A common refrain about American politics is that nothing compares to what the country is going through right now.

There has never been a president like Donald Trump and there will never be one like him. If that distinction were marked by honour, integrityand leadership ability rranscending any president before him, or any in the future, it would be a distinction for the ages.

But it is not. Rather, the distinction is one marked by crass incompetence, shameless stoking of violence and thuggish determination to be reelected at any cost.

 

Indeed, there is real fear that if Trump loses in November, as he is poised to, he may refuse to leave office and put America in a position it has not experienced since its Civil War – which is suffering armed insurrection from within.

On the other hand, this may also be the case if he wins. Many will believe it was the result of rigging and Trump’s illegal use of his office to interfere with fair, open, and transparent elections. This, too, will see the despondent, the hurt and the angry out on the streets, with untold violence and destruction of property worse than the country has seen recently.

The hope is, given the country’s centuries-old federalist system and strong, though now heavily compromised institutions, the country may emerge with not nearly as deadly an insurrection either way.

This is precisely the kind of electoral violence we have seen during presidential elections in Kenya.

It is also the kind of violence and destruction of property President Uhuru Kenyatta and former Prime Minister Raila Odinga are determined to put an end to through the Building Bridges Initiative project.

It must have already dawned on the President that coronavirus has up-ended everything he wanted to accomplish.
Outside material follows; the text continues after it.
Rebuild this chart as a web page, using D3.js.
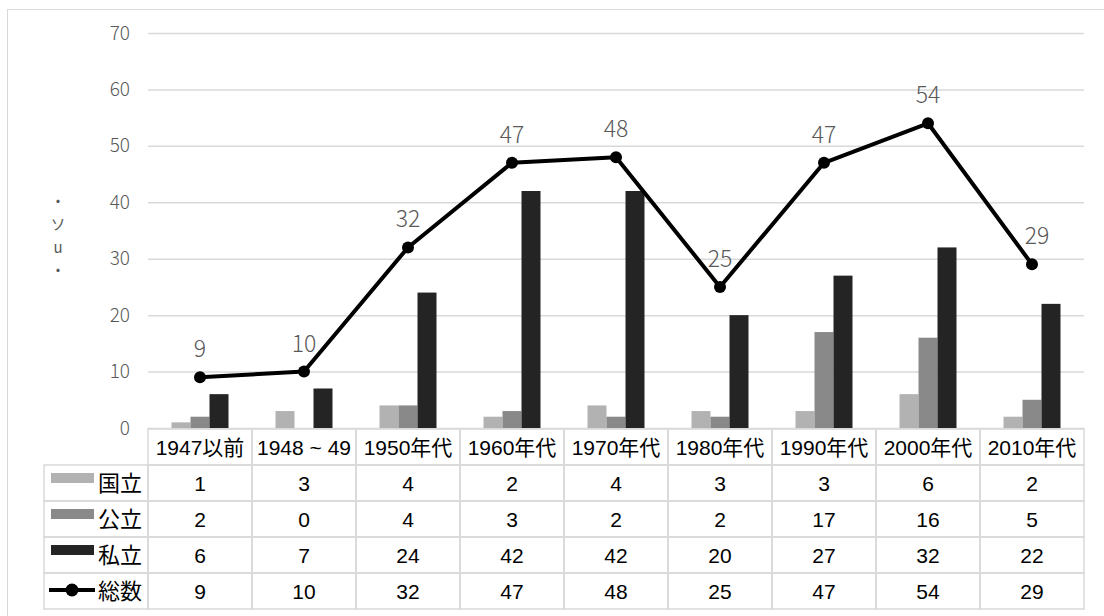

The only thing left in the short time he has left is managing the succession game and post-coronavirus recovery.

This is what will define Uhuru’s legacy, not implementation of the Big Four agenda.

To be sure, Uhuru has repeatedly said he does not wish to be in government after 2022. However, Jubilee vice chairman David Murathe, who many believe speaks for Uhuru, has also repeatedly said President Kenyatta is going nowhere.

However, in a recent appearance on a local television channel, Murathe said Uhuru and his men will be prepared to pack up nd leave government when his term ends “but only if the conditions are right”.

What are the conditions? You can sum them up in one word, ‘Ruto’, or add just a few more to say if the controlling system’s preferred man or woman is sworn as President.

If somehow Ruto were to miraculously beat the system and be sworn in as President, Uhuru’s men in the so-called ‘deep state’ will be there to make sure it is a presidency one would not wish on their worst enemy, worse than anything the man is suffering now.

Uhuru in that scenario may not be President anymore, but his home next door to State House will become the new State House.

Let us race down history to put this in perspective: Once upon a time, there were men from Kiambu—Jomo Kenyatta’s minders, if you will — who swore that presidential power will never leave the House of Mumbi.

A subset of that ideology— if one can call it that — held that even within the House of Mumbi, presidential power will never cross the  Chania River, meaning, only Kikuyus from Kiambu would rule Kenya forever.

In 2002, power crossed the Chania River to Nyeri but went back to Kiambu in 2013 but Uhuru is now saying to hell with this backward ideology, let freedom ring as Dr Martin Luther King, Jr preached, so a Luo son, or one from anywhere other than the Kalenjin or Mt Kenya region can taste and exercise power.

It is a powerful repudiation that will surely cement Uhuru’s legacy as the man who saved a nation and finally put her on a path of abundant peace and prosperity.